The Indian government should ban the sacrament of confession in the country, the National Commission for Women (NCW) has proposed, saying Catholic clergy use it to harass women, AsiaNews reports.
The state advisory body said in its statement that confessions can lead to blackmail and that “priests pressure women into telling their secrets”.
Cardinal Oswald Gracias, president of the Catholic Bishops’ Conference of India, said he was “shocked” to discover the demand in the press.
“This demand by the commission betrays a total lack of understanding of the nature, meaning, sanctity and importance of this sacrament for our people and also an ignorance of the strict laws of the Church to prevent any abuse,” he said.
According to Catholic news agency UCAN, Indian bishops see the new proposal as “unwarranted interference in the affairs of Christians”.
“It is none of their business to interfere with the religious matters of Christians,” Bishop Theodore Mascarenhas, secretary-general of the Catholic Bishops’ Conference of India, said.
“Generalising and stigmatising a whole community for the alleged misdeeds of a few people is totally unfair and uncalled for,” Mascarenhas added.
The bishops’ council in India’s Christian heartland, Kerala, said the proposal violated the freedom of religion guaranteed by the constitution and that it was aimed at creating “sectarian tension and violence”.

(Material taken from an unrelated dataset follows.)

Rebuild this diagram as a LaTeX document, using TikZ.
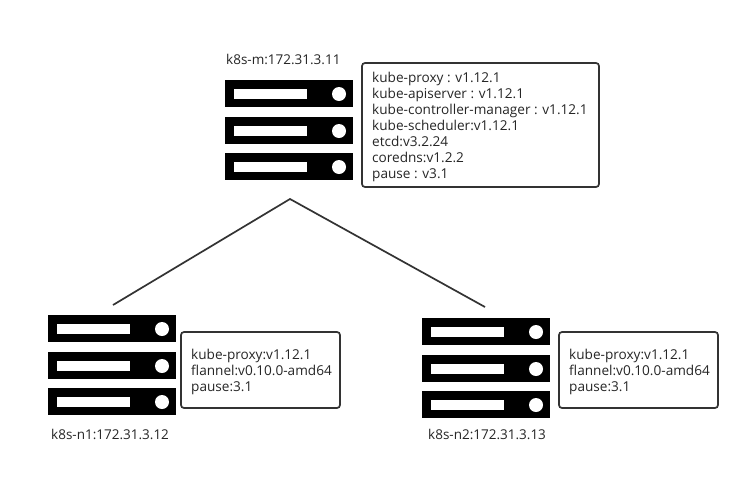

Cardinal Gracias said that the commission should instead focus on other aspects of women’s lives in India: “There are very many issues concerning women that the commission should pay attention to: empowerment of women, their capacity building, prevention of domestic violence, organising rescue systems, and so on, instead of dabbling in religious matters about which it understands nothing.”
The NCW’s proposal followed two incidents in which priests allegedly harassed women using information they heard through their confessions against them. In the first case, the bishop of Jalandhar was accused of raping a nun in Kerala between 2014 and 2016. The other case involved four priests from Kerala who are accused of blackmailing and harassing a parishioner.